• Recorded information
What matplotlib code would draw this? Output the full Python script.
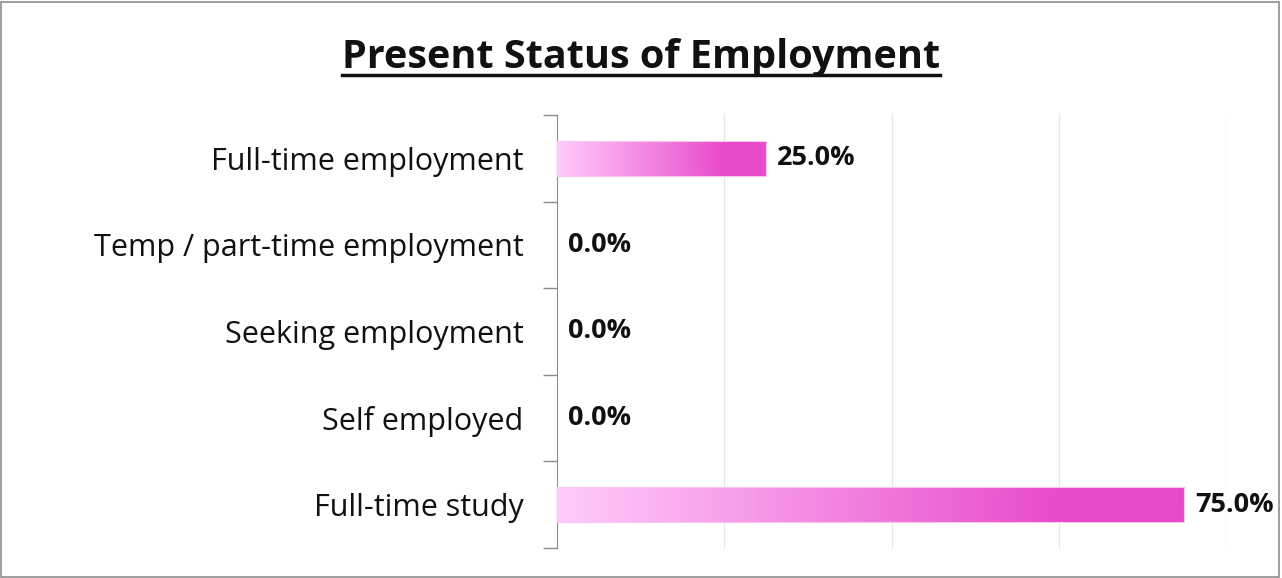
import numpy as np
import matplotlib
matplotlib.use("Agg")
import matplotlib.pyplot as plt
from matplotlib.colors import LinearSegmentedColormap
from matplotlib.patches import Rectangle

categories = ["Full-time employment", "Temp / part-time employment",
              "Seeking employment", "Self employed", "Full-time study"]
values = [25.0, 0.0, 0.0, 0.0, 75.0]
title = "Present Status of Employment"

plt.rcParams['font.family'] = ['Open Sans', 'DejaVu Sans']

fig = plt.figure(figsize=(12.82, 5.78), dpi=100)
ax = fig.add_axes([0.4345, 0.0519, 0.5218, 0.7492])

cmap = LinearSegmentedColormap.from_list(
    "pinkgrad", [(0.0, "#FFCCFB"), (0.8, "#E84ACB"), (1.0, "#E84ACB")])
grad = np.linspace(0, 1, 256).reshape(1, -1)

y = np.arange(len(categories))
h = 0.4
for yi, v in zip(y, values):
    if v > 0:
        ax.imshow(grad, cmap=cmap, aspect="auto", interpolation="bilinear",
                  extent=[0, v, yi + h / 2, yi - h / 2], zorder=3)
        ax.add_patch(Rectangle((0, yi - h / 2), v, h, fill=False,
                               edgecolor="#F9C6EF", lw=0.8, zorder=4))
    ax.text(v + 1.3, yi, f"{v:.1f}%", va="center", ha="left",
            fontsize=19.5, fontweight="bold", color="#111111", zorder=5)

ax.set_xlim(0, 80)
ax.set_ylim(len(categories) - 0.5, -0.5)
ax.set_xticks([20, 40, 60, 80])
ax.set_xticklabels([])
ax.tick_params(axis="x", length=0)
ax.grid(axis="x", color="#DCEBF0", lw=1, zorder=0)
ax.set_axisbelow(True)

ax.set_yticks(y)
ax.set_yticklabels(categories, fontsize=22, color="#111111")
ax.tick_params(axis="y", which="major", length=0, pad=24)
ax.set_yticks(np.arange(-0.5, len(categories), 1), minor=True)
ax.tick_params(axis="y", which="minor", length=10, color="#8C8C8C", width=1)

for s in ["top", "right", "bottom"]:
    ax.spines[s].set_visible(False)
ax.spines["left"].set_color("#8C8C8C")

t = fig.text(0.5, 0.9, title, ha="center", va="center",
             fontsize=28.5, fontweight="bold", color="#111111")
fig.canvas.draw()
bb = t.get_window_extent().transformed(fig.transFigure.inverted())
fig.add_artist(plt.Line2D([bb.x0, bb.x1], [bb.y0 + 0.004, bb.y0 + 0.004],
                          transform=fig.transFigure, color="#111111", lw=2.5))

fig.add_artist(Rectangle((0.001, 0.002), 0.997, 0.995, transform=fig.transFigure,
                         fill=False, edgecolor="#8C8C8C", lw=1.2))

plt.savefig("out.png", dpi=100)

• Instructions to follow
Begin at the first line of the data above and repeat each line exactly, stopping after the line containing "ax = fig.add_axes([0.4345, 0.0519, 0.5218, 0.7492])". Omit the pictures.

• Correct answer
What matplotlib code would draw this? Output the full Python script.
import numpy as np
import matplotlib
matplotlib.use("Agg")
import matplotlib.pyplot as plt
from matplotlib.colors import LinearSegmentedColormap
from matplotlib.patches import Rectangle

categories = ["Full-time employment", "Temp / part-time employment",
              "Seeking employment", "Self employed", "Full-time study"]
values = [25.0, 0.0, 0.0, 0.0, 75.0]
title = "Present Status of Employment"

plt.rcParams['font.family'] = ['Open Sans', 'DejaVu Sans']

fig = plt.figure(figsize=(12.82, 5.78), dpi=100)
ax = fig.add_axes([0.4345, 0.0519, 0.5218, 0.7492])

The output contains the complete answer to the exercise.